# START OF DATA SEGMENT
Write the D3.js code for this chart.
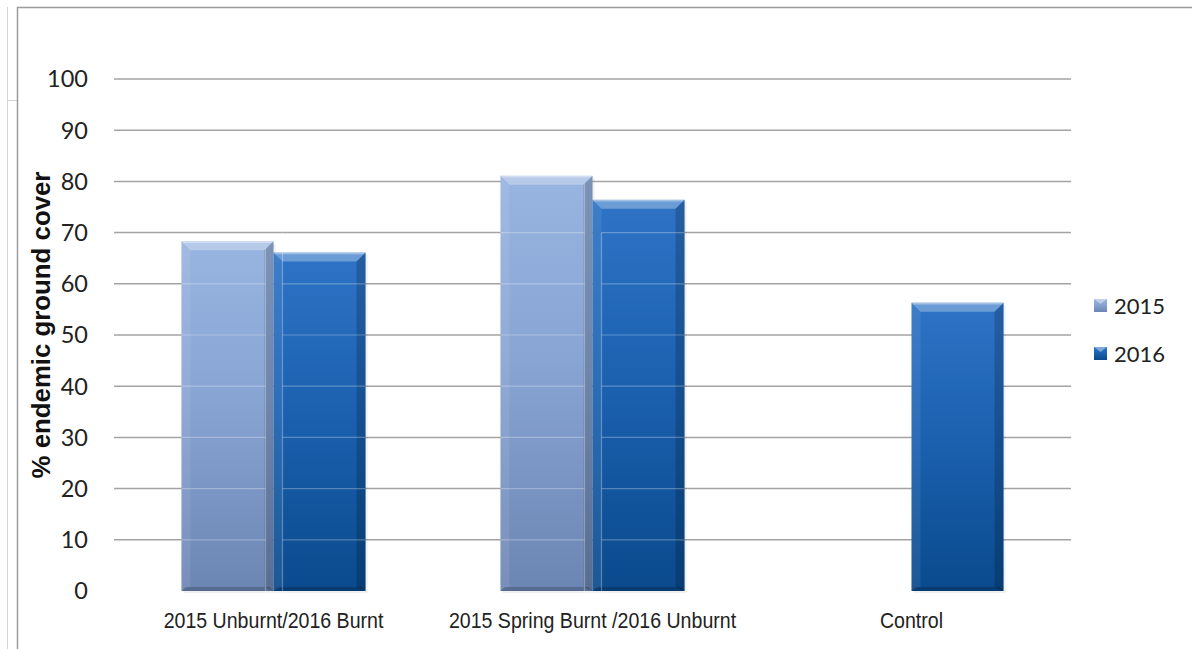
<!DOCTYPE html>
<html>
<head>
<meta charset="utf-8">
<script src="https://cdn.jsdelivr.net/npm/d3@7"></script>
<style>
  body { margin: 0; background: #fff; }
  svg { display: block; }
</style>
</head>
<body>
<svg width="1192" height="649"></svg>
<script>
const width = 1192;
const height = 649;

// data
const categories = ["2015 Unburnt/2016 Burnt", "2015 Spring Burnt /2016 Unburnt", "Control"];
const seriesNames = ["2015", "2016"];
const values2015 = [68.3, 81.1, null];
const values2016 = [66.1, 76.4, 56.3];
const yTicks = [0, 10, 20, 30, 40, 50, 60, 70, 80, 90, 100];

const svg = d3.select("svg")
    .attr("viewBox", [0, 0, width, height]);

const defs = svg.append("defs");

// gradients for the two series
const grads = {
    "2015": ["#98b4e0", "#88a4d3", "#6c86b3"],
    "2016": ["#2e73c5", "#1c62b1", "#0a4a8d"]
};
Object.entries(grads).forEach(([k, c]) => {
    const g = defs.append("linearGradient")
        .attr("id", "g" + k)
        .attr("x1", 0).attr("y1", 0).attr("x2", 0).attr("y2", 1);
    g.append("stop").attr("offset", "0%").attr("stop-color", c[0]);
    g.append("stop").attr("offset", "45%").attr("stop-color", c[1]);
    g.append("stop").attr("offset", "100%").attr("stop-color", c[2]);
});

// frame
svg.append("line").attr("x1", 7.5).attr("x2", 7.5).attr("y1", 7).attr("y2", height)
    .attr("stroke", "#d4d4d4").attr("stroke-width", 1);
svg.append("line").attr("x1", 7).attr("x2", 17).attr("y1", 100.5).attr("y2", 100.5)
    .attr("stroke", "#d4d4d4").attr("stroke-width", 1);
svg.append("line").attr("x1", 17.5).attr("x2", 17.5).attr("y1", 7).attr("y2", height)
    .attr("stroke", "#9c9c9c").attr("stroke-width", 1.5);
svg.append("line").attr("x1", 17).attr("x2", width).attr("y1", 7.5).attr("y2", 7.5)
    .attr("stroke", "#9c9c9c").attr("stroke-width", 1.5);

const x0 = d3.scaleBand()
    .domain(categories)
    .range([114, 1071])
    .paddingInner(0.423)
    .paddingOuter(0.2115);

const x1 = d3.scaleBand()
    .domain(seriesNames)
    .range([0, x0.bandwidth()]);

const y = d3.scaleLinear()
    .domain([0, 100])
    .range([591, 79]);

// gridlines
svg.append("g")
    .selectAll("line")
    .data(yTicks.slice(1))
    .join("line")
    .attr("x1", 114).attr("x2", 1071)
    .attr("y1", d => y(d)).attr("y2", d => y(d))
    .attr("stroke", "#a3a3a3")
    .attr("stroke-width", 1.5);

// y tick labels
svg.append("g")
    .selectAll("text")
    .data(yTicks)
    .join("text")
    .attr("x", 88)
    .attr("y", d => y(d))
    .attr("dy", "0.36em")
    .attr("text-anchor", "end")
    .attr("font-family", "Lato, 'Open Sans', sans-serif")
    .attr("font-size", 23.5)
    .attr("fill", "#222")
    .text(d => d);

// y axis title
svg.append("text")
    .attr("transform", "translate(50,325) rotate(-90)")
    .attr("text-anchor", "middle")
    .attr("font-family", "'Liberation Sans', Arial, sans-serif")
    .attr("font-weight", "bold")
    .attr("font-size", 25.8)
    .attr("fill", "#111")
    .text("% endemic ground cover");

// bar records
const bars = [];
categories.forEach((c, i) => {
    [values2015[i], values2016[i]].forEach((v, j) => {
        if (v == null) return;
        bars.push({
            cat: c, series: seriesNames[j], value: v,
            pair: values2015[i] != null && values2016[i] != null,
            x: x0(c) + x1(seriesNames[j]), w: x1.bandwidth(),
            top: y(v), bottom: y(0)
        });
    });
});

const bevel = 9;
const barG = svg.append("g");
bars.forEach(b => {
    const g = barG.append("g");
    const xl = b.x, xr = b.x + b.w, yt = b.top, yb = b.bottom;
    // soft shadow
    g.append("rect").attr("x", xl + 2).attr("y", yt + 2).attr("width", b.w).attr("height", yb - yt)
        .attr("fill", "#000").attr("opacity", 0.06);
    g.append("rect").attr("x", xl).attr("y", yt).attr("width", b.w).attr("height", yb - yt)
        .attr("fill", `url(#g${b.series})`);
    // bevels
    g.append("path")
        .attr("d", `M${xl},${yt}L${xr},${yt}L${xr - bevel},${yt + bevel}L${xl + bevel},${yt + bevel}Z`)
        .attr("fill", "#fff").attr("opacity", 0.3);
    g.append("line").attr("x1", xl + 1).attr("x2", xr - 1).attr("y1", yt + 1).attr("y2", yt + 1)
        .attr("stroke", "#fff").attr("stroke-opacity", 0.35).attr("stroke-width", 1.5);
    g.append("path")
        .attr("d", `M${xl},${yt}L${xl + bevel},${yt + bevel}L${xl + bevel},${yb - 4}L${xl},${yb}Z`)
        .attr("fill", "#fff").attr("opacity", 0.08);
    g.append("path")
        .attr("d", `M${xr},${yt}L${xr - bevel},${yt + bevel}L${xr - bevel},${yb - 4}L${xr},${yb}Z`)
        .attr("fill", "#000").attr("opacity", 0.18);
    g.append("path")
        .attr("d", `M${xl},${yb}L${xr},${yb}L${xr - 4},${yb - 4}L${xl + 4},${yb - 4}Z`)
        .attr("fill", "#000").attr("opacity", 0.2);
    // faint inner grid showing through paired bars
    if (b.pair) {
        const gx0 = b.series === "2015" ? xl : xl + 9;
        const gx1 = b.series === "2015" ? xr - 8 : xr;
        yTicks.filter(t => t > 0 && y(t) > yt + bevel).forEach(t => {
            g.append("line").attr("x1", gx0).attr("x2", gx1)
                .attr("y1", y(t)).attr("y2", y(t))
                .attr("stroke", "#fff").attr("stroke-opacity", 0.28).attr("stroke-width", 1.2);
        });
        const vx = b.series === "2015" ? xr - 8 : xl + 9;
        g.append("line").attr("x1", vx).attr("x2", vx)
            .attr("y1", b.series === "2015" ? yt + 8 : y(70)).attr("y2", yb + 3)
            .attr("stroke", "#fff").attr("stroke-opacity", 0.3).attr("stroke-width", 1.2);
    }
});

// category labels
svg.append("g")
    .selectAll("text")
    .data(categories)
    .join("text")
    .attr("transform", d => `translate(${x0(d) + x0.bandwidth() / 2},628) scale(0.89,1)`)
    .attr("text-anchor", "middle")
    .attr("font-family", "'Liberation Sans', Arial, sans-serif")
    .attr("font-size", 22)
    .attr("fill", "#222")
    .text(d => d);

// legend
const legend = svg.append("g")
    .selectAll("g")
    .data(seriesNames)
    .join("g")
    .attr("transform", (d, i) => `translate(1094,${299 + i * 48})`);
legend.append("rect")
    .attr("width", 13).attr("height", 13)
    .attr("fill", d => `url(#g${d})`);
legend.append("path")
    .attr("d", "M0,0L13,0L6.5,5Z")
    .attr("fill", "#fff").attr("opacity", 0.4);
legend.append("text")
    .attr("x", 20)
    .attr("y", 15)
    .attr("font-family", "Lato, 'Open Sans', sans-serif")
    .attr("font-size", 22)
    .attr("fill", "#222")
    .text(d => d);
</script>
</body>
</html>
# END OF DATA SEGMENT
- STATED GOAL: Skip every picture and return the lines above from the top through the one that contains "const height = 649;".

- EXERCISE OUTPUT:
Write the D3.js code for this chart.
<!DOCTYPE html>
<html>
<head>
<meta charset="utf-8">
<script src="https://cdn.jsdelivr.net/npm/d3@7"></script>
<style>
  body { margin: 0; background: #fff; }
  svg { display: block; }
</style>
</head>
<body>
<svg width="1192" height="649"></svg>
<script>
const width = 1192;
const height = 649;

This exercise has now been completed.